Apparently, teaching God’s grace is intrinsic within our psyche because we teach our children to say “Sorry” when they break a window, break a heart, break a promise. . The neat thing is – when we trip and fall, we can do the same thing. All we have to do is whisper the same word…”sorry”, and Grace washes it away. While there are consequences to our choices, through it all – resilience takes over. We bounce back into shape. We recover from our difficulty, as we begin to walk in His decrees…

Rain and Sun work together to bless the fields we plant…seeds bloom…crops grow strong… trees bring forth fruit…and at the end of the day, our bodies tired and achy from a day’s work, we try to stifle that last yawn, and crack one eye open hoping that Our Father doesn’t toss another word at us that will keep us awake a little longer than we want to be.

I think I am definitely ready for that last yawn tonight.zzzz

 

Lenten Journey/Journey of the Cross #32

It has been a long week for some reason. Haven’t really done that much, but every day was different. As if the wash cycle had switched to the spin cycle and then back to wash. In essence the water kept building up all week, soaking deeper and deeper until eventually, the machine just chugged to a stop. Eyes barely open; zoning out watching a favorite musical (Meet Me in St. Louis) and yawning every two seconds. Don’t know why I can’t write these journals at 5 o’clock instead of 10. And yet – here I sit – thinking about this journey. Introspection continues when I really wish I could just go to sleep. Is that how the disciples felt? What is it about this journey that pulls me in year after year after year?

And yet – it does -and has since I was a toddler and rejected a cuddly bunny for a crucifix that still hangs in my room.

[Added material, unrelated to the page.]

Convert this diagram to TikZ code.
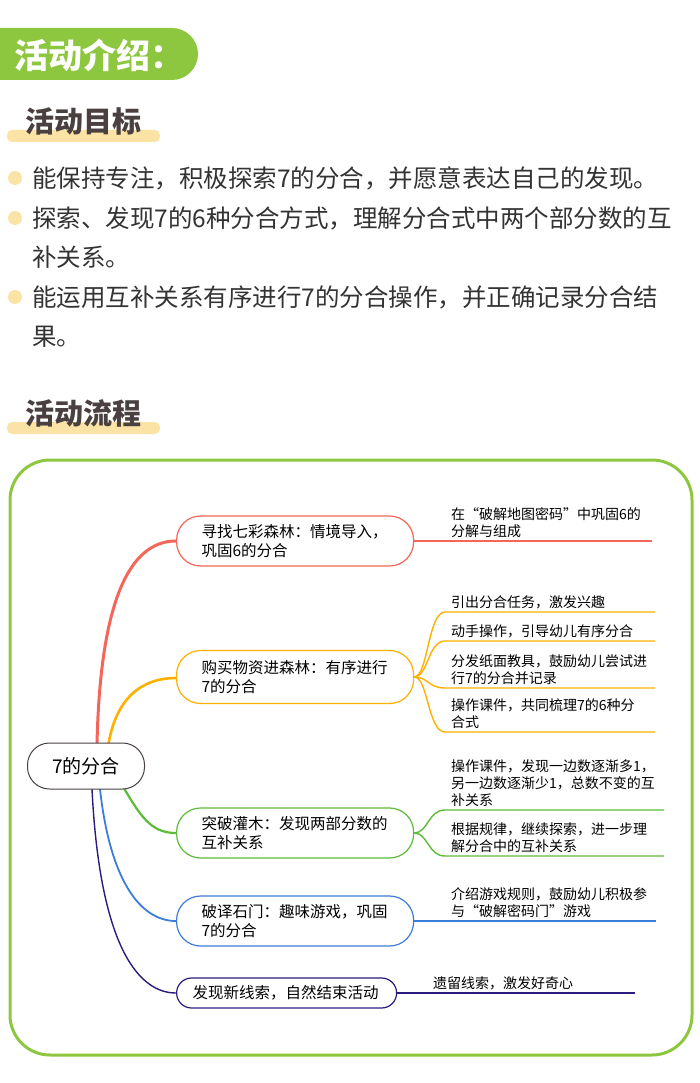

“For as Jonah was three days and three nights in the belly of a huge fish, so the Son of Man will be three days and three nights in the heart of the earth.” Matt 12:40

Early in His ministry, Rabbe Yeshua began dropping hints of what was to come. Metaphor upon metaphor. One repentance story linked to another repentance story. Steeped in Jewish wisdom and Jewish tradition, Rabbe Yeshua taught for three years in the physical heart of the earth…Israel. But this time, He would expand the heart to include Gentiles and eventually enlarge the heart to cover the world. Salvation in practice. Instead of unblemished animal sacrifices and intercessory priests, Rabbe Yeshua would drink …”…a cup is in the hand of the LORD…” Ps 75:6

He reached out, “Then I took the cup from the LORD’s hand…” Jer 25:15

Even in His first night’s journey in “the heart of the earth”, He reached into Himself – the WORD – and brought forth the words that would link the past to the future. An unbroken chain that ties us all to Our Father. From the first garden, designed to be heaven on earth, to the garden where He wept and let the cup begin to spill upon Him instead of letting it spill upon us. He took Our Father’s wrath and spun it into unending LOVE. Love for you. Love for me. This Rabbi Yeshua Barabbas did this for all of us.

“Rouse yourself! Rouse yourself! Arise, O Jerusalem, You who have drunk from the LORD’s hand the cup of His anger…This is what your Sovereign Lord says,
your God, who defends his people: “See, I have taken out of your hand
the cup that made you stagger; from that cup, the goblet of my wrath,
you will never drink again.” Is 51:17,22

The day of pain, suffering and agony is over.